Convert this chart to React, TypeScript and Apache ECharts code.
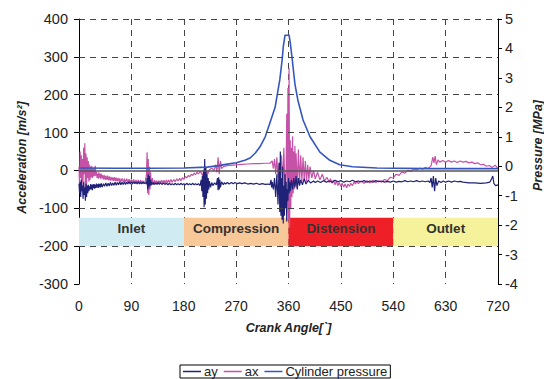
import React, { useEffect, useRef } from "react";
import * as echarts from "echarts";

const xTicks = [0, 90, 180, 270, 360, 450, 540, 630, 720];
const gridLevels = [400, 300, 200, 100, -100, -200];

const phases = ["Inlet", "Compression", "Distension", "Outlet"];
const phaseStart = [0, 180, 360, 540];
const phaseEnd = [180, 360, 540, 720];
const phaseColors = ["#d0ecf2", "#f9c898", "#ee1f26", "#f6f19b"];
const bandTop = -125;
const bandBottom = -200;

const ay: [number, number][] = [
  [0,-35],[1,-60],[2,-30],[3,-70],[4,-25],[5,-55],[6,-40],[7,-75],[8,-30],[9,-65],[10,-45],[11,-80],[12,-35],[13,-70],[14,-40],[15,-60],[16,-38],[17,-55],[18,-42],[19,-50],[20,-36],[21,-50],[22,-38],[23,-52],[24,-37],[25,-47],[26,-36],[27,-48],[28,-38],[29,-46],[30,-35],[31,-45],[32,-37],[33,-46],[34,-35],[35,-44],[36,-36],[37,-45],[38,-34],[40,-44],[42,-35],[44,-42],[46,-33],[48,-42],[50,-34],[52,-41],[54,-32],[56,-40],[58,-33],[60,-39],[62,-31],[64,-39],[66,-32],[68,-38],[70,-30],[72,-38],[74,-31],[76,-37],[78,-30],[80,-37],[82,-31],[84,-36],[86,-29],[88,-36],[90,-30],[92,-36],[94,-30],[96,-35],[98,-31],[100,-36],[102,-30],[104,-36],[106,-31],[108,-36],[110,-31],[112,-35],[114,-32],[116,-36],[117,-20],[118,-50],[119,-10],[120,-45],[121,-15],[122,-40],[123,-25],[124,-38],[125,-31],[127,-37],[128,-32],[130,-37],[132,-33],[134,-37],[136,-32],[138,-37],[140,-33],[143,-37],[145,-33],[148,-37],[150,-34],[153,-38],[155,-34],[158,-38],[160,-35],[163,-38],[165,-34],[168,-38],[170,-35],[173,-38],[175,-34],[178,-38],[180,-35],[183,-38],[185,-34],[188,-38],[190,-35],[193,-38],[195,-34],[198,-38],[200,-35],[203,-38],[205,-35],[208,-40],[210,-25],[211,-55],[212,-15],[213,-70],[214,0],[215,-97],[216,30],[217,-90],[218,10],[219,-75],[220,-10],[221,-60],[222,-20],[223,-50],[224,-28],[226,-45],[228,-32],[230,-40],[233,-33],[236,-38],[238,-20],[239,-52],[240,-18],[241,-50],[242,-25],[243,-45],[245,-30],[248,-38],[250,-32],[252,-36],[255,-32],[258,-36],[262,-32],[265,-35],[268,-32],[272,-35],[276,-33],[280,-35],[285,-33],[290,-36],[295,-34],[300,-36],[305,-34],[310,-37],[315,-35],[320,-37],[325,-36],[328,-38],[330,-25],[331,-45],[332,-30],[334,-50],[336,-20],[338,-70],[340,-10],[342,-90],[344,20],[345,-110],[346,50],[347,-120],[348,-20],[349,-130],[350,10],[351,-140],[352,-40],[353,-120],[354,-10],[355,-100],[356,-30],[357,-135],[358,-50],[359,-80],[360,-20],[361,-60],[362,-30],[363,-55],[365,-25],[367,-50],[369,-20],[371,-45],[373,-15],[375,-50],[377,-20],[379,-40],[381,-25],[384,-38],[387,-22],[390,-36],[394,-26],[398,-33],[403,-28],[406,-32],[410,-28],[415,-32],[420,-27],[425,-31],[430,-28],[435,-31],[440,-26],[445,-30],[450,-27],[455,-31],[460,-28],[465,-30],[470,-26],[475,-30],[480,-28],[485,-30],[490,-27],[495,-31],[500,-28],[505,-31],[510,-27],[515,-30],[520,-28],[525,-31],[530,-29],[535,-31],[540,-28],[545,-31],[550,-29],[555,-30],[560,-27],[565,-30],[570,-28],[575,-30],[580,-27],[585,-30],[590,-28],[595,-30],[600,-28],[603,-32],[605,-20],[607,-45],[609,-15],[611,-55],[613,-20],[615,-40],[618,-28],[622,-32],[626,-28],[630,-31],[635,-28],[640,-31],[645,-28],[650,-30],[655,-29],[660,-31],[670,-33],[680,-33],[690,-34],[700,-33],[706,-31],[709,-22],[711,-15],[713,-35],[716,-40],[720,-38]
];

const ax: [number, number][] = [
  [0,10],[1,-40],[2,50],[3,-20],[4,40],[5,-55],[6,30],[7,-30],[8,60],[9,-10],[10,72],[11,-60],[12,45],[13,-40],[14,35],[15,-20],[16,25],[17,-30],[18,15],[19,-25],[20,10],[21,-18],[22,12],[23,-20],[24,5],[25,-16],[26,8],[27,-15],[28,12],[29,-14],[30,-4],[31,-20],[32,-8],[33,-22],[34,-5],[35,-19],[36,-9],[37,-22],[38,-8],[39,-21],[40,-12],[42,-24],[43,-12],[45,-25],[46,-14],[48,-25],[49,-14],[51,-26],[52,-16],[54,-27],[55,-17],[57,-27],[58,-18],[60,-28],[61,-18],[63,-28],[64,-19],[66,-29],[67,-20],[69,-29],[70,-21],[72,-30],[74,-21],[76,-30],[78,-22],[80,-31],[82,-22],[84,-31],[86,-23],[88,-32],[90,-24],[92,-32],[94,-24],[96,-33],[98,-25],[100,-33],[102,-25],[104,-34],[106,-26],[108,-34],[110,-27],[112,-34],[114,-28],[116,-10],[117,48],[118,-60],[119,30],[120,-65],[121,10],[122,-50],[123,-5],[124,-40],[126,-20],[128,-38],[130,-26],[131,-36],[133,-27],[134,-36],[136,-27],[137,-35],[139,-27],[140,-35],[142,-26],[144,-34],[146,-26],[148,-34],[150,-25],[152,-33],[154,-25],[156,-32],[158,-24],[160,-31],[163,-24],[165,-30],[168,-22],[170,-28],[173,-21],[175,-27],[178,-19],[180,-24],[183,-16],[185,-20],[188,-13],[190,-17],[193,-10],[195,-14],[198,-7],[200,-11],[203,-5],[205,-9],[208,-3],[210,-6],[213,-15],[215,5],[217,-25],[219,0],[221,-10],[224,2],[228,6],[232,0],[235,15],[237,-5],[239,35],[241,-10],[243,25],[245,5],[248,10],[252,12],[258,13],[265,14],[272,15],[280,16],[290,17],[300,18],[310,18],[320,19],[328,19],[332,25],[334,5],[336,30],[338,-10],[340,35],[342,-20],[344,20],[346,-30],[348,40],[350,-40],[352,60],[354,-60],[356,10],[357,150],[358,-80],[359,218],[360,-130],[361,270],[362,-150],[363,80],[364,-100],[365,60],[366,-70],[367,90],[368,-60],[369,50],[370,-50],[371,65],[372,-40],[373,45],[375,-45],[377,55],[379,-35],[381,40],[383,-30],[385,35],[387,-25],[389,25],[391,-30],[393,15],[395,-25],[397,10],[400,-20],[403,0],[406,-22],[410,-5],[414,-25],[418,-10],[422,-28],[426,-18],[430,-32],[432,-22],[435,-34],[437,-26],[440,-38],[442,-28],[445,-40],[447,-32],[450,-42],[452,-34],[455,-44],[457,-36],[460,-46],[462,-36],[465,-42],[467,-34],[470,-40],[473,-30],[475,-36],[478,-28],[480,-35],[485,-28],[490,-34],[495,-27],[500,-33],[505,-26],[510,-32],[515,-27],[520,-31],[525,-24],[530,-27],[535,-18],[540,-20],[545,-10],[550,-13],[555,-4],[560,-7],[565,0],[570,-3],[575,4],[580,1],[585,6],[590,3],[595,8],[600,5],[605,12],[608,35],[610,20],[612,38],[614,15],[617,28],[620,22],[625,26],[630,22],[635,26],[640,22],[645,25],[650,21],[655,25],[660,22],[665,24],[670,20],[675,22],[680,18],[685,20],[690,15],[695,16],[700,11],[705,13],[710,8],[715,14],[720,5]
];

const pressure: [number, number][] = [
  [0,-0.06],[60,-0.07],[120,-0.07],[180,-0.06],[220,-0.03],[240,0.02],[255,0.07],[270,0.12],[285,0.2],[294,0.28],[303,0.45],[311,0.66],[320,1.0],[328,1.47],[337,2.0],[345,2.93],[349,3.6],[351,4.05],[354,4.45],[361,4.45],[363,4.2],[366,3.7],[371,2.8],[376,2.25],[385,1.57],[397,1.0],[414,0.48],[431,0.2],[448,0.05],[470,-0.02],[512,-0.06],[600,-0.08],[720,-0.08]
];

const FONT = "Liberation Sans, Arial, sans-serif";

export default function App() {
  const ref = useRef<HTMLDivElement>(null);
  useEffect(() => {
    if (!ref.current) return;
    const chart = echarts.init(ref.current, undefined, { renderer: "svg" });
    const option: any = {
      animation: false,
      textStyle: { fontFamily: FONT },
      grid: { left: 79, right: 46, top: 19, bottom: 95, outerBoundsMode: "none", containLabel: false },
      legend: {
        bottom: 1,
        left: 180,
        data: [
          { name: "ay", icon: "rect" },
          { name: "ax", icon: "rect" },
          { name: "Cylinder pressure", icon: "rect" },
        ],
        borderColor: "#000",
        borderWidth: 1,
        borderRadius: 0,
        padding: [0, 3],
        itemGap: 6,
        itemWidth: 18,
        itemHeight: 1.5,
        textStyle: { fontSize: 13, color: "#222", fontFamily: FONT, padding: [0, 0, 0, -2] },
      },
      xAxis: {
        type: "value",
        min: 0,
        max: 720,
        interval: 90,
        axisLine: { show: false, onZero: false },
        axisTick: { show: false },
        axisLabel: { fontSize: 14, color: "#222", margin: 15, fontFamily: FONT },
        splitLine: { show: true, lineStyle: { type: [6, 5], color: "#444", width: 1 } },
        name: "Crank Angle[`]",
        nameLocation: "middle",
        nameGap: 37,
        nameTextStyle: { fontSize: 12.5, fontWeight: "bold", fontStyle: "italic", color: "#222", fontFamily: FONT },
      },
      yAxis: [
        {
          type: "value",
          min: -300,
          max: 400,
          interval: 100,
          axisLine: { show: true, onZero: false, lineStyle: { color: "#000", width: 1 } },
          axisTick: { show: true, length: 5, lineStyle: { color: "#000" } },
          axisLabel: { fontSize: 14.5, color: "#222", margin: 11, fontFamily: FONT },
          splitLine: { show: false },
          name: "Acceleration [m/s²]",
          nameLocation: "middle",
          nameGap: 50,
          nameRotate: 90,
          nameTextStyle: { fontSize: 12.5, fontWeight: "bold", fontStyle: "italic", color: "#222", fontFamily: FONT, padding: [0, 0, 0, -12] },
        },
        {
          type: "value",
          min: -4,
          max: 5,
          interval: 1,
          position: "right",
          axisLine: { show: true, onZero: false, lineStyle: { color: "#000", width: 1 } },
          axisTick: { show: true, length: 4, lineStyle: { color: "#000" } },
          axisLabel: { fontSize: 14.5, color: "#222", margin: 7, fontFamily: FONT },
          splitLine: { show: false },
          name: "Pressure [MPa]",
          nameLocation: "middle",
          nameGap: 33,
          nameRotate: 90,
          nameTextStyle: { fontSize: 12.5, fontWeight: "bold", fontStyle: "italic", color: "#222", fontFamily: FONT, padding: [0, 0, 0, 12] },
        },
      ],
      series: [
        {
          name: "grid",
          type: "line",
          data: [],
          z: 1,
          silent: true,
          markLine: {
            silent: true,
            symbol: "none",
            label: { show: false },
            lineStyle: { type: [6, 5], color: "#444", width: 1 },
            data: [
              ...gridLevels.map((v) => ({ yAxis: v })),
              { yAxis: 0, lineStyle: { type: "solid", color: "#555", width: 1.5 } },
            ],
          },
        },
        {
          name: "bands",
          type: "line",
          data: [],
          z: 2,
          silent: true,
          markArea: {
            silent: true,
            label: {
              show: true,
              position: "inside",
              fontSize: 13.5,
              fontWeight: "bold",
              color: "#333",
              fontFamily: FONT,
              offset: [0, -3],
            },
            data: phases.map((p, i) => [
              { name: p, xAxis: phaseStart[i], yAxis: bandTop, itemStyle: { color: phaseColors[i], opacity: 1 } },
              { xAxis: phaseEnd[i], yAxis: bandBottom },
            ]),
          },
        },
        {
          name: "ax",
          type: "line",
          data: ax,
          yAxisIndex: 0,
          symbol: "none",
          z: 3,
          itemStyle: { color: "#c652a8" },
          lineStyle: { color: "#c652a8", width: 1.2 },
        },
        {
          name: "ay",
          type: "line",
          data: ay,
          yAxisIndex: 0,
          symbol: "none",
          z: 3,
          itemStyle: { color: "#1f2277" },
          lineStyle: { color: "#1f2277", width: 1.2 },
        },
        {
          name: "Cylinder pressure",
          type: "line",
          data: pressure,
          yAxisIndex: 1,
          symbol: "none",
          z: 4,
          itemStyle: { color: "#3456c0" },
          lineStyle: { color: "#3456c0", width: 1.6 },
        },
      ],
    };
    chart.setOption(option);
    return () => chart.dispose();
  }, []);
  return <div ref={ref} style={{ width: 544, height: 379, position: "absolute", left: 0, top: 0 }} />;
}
-------
**What is needed**. Repeat the lines exactly as they stand, from the opening line of the data through the line with "const bandBottom = -200;". Pictures stay out of the copy.

**Finished exercise**.
Convert this chart to React, TypeScript and Apache ECharts code.
import React, { useEffect, useRef } from "react";
import * as echarts from "echarts";

const xTicks = [0, 90, 180, 270, 360, 450, 540, 630, 720];
const gridLevels = [400, 300, 200, 100, -100, -200];

const phases = ["Inlet", "Compression", "Distension", "Outlet"];
const phaseStart = [0, 180, 360, 540];
const phaseEnd = [180, 360, 540, 720];
const phaseColors = ["#d0ecf2", "#f9c898", "#ee1f26", "#f6f19b"];
const bandTop = -125;
const bandBottom = -200;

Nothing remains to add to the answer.